Rwanda’s Minister of Finance and Economic Planning, Yusuf Murangwa, stated that the government is closely monitoring potential economic effects from the conflict triggered by U.S. strikes on Iran and assured that contingency measures are underway.
Speaking to Radio Rwanda, Murangwa explained that conflicts of this scale often push up global oil and commodity prices. “We have already observed oil prices rising by around 10%, with other goods increasing between 10% and 20%,” he said.
To mitigate impacts, the government has engaged with petroleum traders to ensure adequate stockpiles and financial support through banks. “We are helping traders access sufficient funds to maintain adequate reserves. If the conflict is short-lived less than two weeks prices could stabilize without major disruption,” he added.

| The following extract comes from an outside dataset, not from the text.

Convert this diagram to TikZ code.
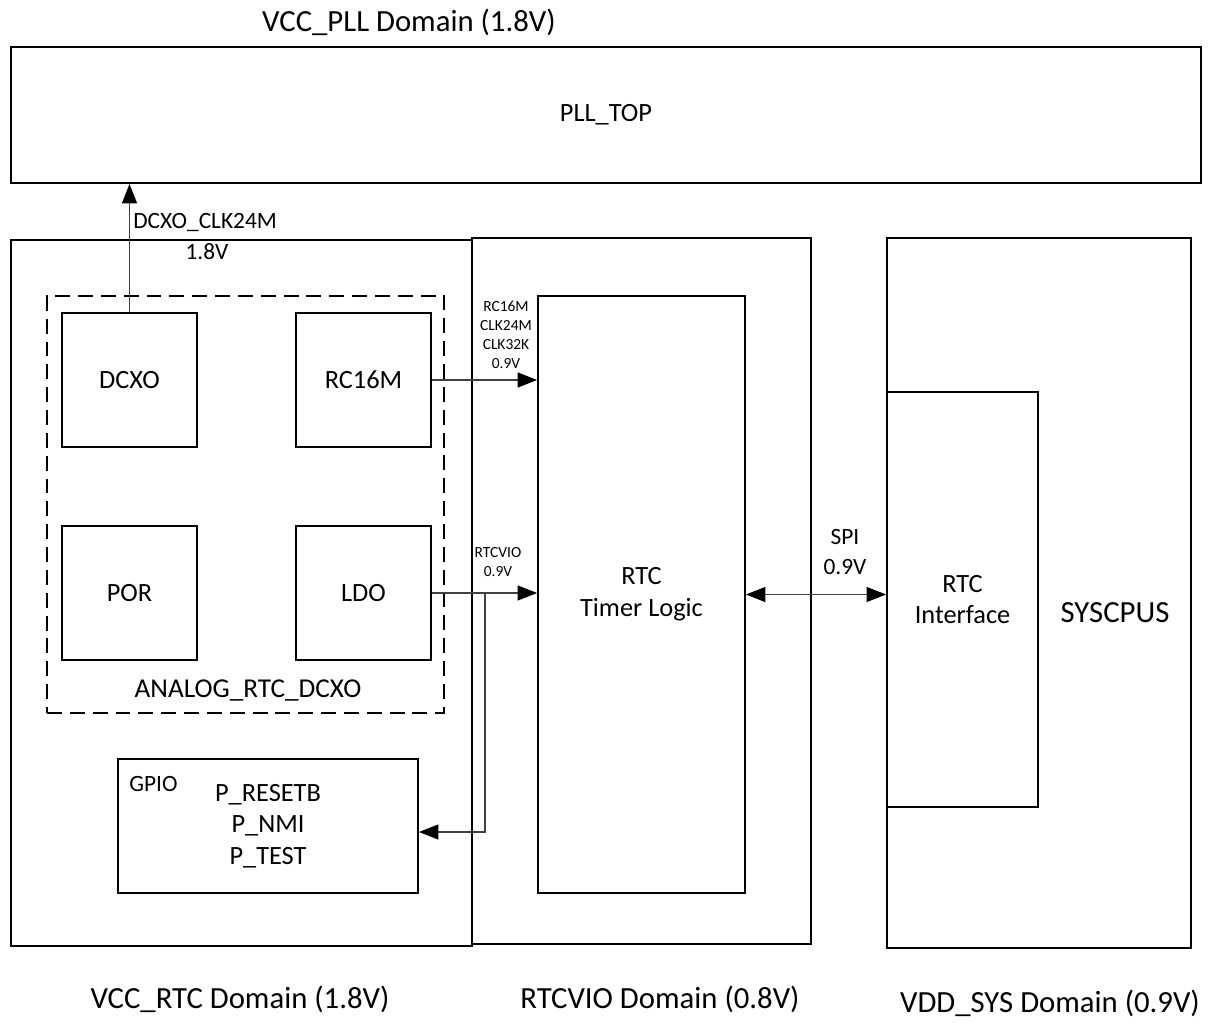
\documentclass[tikz,border=0pt]{standalone}
\usepackage{fontspec}
\setmainfont{Carlito}
\usetikzlibrary{arrows.meta}

\tikzset{
  blk/.style={draw, line width=1.1pt, minimum width=2.7cm, minimum height=2.68cm, inner sep=0pt, align=center, font=\fontsize{15}{18}\selectfont},
  sig/.style={draw=black!75, line width=0.6pt},
  tip/.style={-{Triangle[length=11pt,width=8.5pt,color=black]}},
  tag/.style={font=\fontsize{13.3}{17}\selectfont, inner sep=0pt, align=center},
  tinytag/.style={font=\fontsize{8.8}{10.8}\selectfont, inner sep=0pt, align=center},
  dom/.style={font=\fontsize{17.5}{21}\selectfont, inner sep=0pt}
}

\begin{document}
\begin{tikzpicture}[x=0.02cm, y=-0.02cm]
    \useasboundingbox (0,0) rectangle (1224,1027);

    % PLL domain
    \node[dom] (plltitle) at (409,22) {VCC\_PLL Domain (1.8V)};
    \node[blk, minimum width=23.8cm, minimum height=2.72cm] (plltop) at (606,115) {PLL\_TOP};

    % Domain boxes
    \node[blk, minimum width=9.22cm, minimum height=14.12cm] (rtcdom) at (241.5,593) {};
    \node[blk, minimum width=6.78cm, minimum height=14.12cm] (viodom) at (641.5,591) {};
    \node[blk, minimum width=6.08cm, minimum height=14.2cm] (sysdom) at (1039,593) {};

    % Analog block (dashed)
    \node[draw, line width=1.1pt, dash pattern=on 8.5pt off 4.5pt, minimum width=7.94cm, minimum height=8.34cm] (analog) at (245.5,504.5) {};
    \node[dom, font=\fontsize{15.5}{18}\selectfont] (analogtag) at (248,690) {ANALOG\_RTC\_DCXO};
    \node[blk] (dcxo) at (129.5,380) {DCXO};
    \node[blk] (rc16m) at (363.5,380) {RC16M};
    \node[blk] (por) at (129.5,593) {POR};
    \node[blk] (ldo) at (363.5,593) {LDO};

    % GPIO
    \node[blk, minimum width=6cm, minimum height=2.68cm] (gpio) at (268,826) {P\_RESETB\\P\_NMI\\P\_TEST};
    \node[tag, anchor=north west] (gpiotag) at (129,776) {GPIO};

    % Timer logic and interface
    \node[blk, minimum width=4.14cm, minimum height=11.94cm] (timer) at (641.5,594.5) {RTC\\Timer Logic};
    \node[blk, minimum width=3.02cm, minimum height=8.3cm] (rtcif) at (962.5,599.5) {RTC\\Interface};
    \node[dom] (syscpus) at (1115,613) {SYSCPUS};

    % Signals
    \draw[sig, tip] (dcxo.north) -- (dcxo.north |- plltop.south);
    \node[tag, anchor=west] (clktag) at (133,222) {DCXO\_CLK24M};
    \node[tag] (clkvolt) at (207,252) {1.8V};

    \draw[sig, tip] (rc16m.east) -- (rc16m.east -| timer.west);
    \node[tinytag] (rctag) at (506,335) {RC16M\\CLK24M\\CLK32K\\0.9V};

    \draw[sig, tip] (ldo.east) -- (ldo.east -| timer.west);
    \node[tinytag] (viotag) at (498,562) {RTCVIO\\0.9V};
    \coordinate (tap) at (485,593);
    \coordinate (tapb) at (485,832);
    \draw[sig, tip] (tap) -- (tapb) -- (tapb -| gpio.east);

    \draw[sig, {Triangle[length=11pt,width=8.5pt,color=black]}-{Triangle[length=11pt,width=8.5pt,color=black]}] (timer.east) -- (timer.east -| rtcif.west);
    \node[tag] (spitag) at (845,552) {SPI\\0.9V};

    % Domain labels
    \node[dom] (rtclabel) at (240,999) {VCC\_RTC Domain (1.8V)};
    \node[dom] (violabel) at (660,999) {RTCVIO Domain (0.8V)};
    \node[dom] (syslabel) at (1050,1003) {VDD\_SYS Domain (0.9V)};
\end{tikzpicture}
\end{document}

The minister highlighted the strategic importance of the Strait of Hormuz, through which 20% of global oil trade passes. Since the conflict began, some petroleum transport has been suspended due to security concerns, including attacks on three cargo vessels attempting transit.
Murangwa warned that if the conflict lasts beyond two weeks, additional measures will be implemented to support traders and maintain industrial and service supply chains. He emphasized Rwanda’s preparedness to mobilize resources quickly in the event of prolonged disruptions.
“Currently, petroleum reserves are sufficient for two weeks to one month. Beyond that, we have contingency plans and alternative sourcing options,” Murangwa said, noting that small price increases may occur but should stabilize if the conflict remains short.
The minister concluded by reiterating that Rwanda is ready to implement further economic measures if the conflict between Iran and the U.S. extends beyond one month.